*Work instructions*
Tally how many lines of these entries hold the string "script". Return the number alone.

= = = = = = =

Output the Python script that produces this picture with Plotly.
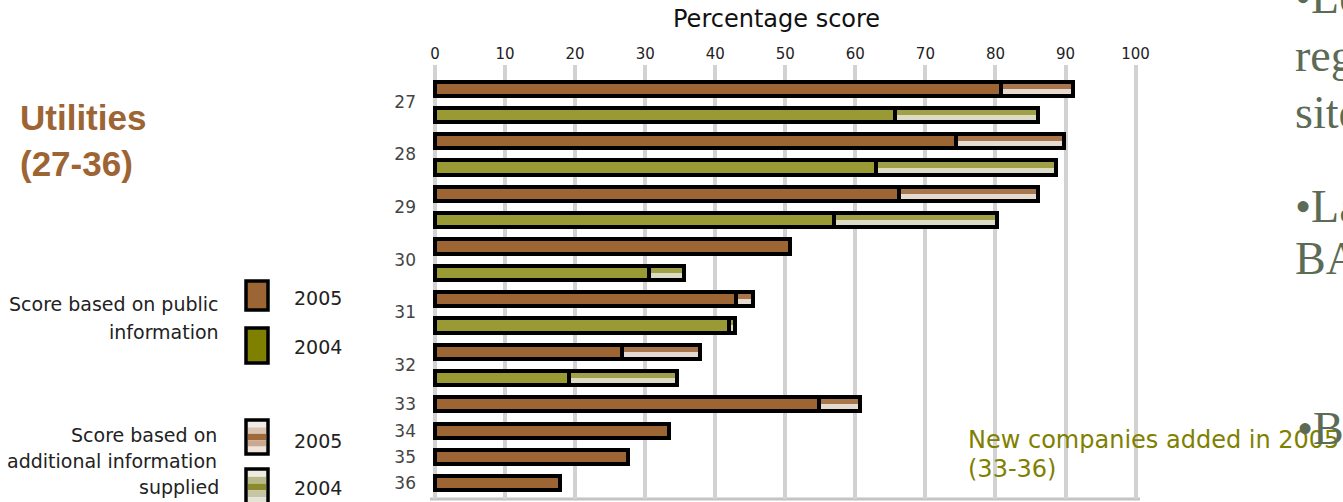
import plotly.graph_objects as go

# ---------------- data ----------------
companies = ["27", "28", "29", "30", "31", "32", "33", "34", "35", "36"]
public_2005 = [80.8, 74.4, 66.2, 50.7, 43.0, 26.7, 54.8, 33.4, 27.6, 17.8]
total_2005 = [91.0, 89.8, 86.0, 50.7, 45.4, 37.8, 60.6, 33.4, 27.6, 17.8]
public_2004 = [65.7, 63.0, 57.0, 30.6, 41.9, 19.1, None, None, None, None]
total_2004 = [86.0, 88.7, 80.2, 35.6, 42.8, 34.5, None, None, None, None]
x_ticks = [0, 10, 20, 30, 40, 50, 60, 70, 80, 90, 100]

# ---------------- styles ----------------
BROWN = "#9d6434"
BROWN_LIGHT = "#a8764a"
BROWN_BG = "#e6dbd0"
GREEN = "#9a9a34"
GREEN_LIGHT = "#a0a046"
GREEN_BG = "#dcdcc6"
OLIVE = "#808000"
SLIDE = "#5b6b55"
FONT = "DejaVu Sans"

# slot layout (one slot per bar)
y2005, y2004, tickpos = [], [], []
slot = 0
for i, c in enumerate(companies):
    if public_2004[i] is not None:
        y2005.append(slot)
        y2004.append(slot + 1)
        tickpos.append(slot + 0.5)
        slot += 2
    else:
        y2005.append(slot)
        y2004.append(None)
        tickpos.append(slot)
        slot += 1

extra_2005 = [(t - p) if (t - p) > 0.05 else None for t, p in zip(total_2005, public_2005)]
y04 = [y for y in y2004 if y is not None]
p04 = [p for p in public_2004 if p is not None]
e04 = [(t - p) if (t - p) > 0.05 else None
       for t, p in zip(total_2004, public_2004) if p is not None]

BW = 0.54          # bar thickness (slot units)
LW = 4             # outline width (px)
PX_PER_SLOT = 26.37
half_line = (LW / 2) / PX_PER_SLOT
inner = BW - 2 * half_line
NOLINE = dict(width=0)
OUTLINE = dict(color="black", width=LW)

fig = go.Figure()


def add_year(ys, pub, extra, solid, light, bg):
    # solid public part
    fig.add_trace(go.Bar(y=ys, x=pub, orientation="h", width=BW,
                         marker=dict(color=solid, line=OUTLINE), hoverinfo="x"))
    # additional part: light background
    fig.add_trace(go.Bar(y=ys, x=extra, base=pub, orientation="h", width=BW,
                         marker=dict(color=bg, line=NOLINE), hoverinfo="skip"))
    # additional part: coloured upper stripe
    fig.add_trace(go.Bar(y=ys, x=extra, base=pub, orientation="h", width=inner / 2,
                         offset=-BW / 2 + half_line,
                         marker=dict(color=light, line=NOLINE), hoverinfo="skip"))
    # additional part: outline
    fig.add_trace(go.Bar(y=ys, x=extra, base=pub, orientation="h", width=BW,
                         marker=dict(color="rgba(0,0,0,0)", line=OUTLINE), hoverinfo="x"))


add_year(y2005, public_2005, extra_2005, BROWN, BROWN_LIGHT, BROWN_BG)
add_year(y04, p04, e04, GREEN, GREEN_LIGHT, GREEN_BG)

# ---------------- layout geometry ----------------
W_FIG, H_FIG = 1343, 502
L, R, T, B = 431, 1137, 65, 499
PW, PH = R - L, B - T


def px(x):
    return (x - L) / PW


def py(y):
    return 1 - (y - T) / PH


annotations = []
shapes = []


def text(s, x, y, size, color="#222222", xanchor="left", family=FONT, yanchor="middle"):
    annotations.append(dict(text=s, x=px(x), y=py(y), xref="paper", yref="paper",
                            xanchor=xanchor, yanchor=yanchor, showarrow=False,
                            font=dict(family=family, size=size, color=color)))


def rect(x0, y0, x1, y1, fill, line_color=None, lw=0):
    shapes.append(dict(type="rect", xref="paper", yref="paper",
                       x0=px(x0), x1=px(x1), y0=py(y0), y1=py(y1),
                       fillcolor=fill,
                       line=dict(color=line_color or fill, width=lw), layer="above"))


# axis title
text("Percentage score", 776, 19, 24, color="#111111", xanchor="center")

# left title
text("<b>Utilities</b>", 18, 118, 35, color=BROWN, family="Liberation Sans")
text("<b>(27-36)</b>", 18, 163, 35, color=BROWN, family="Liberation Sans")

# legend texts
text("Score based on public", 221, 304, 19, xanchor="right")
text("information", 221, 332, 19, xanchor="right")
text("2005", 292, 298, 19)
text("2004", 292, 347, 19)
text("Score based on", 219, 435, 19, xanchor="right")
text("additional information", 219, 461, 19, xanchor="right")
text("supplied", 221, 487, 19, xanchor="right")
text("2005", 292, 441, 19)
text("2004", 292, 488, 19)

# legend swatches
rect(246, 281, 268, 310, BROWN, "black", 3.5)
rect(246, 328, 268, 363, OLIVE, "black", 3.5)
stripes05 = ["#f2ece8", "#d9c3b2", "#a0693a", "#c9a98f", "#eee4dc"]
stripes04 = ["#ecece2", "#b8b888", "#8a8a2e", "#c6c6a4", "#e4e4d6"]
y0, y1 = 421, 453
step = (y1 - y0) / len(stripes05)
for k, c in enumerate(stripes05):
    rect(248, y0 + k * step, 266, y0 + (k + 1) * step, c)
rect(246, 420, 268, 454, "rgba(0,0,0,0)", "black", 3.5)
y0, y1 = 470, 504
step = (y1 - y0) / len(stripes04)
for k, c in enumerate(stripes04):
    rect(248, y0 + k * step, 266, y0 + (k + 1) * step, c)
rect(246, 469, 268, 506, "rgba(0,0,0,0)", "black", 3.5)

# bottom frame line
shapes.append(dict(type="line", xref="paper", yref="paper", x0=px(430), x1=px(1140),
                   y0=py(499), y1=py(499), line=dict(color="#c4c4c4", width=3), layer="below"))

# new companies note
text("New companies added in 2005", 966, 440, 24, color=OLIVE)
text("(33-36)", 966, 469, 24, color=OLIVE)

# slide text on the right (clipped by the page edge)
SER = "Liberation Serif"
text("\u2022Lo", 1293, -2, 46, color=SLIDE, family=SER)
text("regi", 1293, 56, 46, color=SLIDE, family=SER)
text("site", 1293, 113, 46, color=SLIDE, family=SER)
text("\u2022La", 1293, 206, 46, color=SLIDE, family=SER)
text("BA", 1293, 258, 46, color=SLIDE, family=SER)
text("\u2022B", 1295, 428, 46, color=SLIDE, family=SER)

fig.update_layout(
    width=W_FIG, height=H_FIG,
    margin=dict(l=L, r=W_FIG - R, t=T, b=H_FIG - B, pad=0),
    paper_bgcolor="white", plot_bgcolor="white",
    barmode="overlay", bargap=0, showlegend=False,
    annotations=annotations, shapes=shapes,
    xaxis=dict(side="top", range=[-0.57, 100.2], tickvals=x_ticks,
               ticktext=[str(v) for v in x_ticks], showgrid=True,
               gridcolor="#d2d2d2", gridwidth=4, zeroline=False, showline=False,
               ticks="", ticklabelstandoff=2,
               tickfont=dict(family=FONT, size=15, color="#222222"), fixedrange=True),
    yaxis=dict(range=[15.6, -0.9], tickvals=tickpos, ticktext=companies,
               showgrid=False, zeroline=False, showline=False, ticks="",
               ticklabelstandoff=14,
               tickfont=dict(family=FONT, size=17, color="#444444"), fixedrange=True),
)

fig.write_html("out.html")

= = = = = = =

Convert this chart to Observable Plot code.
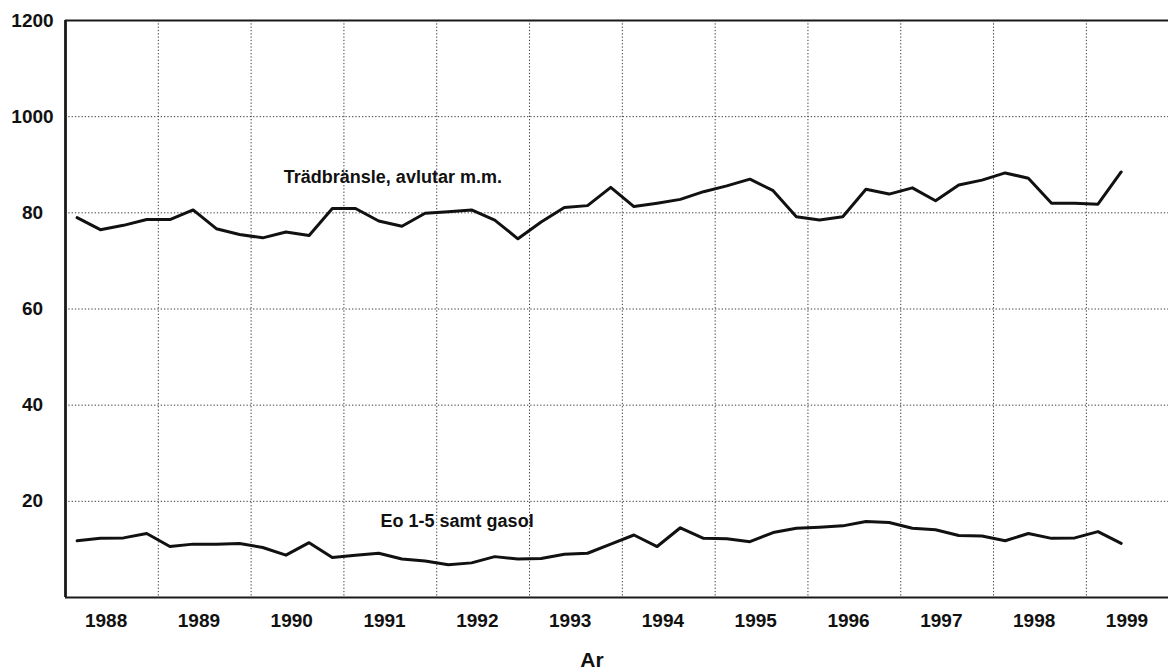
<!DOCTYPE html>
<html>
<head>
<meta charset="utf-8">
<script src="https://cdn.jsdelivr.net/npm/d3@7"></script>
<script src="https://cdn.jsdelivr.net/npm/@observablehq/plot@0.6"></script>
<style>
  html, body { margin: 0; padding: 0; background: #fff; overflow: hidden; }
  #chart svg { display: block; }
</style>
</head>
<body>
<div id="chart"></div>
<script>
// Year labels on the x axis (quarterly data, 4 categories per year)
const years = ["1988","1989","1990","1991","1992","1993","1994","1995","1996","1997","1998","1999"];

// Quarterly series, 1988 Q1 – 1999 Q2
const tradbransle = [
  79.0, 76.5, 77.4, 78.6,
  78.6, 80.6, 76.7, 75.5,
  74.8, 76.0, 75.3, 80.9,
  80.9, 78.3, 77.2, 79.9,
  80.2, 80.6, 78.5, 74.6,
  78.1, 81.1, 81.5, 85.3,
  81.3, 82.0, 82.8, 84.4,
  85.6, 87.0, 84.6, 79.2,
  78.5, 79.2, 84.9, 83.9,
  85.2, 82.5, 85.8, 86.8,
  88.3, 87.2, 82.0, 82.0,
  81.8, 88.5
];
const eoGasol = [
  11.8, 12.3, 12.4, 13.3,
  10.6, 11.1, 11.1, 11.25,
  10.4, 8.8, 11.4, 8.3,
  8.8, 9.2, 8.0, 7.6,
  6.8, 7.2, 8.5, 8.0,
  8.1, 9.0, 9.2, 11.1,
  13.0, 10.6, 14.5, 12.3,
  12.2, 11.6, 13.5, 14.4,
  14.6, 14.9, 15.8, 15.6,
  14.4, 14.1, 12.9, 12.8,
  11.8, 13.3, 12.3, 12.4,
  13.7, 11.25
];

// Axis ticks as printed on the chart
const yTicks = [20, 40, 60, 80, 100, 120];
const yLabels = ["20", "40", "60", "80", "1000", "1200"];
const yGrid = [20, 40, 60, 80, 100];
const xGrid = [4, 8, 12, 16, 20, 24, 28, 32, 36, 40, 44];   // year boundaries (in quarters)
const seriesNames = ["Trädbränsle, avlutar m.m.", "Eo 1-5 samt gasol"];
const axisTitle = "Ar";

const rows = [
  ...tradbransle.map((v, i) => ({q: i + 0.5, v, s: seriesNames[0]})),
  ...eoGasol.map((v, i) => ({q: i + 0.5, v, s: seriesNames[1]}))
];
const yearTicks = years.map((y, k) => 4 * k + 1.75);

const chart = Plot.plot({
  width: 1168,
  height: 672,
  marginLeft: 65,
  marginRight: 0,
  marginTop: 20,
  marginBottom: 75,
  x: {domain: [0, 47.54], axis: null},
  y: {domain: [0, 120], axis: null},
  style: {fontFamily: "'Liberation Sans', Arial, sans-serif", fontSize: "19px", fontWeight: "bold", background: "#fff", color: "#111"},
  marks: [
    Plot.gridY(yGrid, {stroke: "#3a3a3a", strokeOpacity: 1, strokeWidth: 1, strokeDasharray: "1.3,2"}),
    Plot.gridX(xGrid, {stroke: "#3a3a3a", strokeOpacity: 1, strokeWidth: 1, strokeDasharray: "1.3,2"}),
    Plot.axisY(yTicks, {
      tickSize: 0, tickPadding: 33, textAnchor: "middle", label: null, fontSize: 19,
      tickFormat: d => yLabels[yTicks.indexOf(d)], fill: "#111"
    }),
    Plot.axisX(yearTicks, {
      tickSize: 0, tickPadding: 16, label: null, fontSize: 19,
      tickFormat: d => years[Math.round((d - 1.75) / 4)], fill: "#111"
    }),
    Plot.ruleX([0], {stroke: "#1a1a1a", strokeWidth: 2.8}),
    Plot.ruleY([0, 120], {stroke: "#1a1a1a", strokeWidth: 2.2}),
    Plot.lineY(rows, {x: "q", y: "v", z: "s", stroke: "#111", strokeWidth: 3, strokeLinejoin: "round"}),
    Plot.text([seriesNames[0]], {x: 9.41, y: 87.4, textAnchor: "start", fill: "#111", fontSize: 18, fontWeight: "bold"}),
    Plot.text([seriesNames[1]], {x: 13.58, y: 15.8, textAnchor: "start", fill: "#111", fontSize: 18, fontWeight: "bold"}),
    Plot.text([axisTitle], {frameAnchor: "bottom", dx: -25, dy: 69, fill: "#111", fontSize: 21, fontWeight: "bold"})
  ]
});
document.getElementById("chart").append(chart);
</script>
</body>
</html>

= = = = = = =

*Finished exercise*
5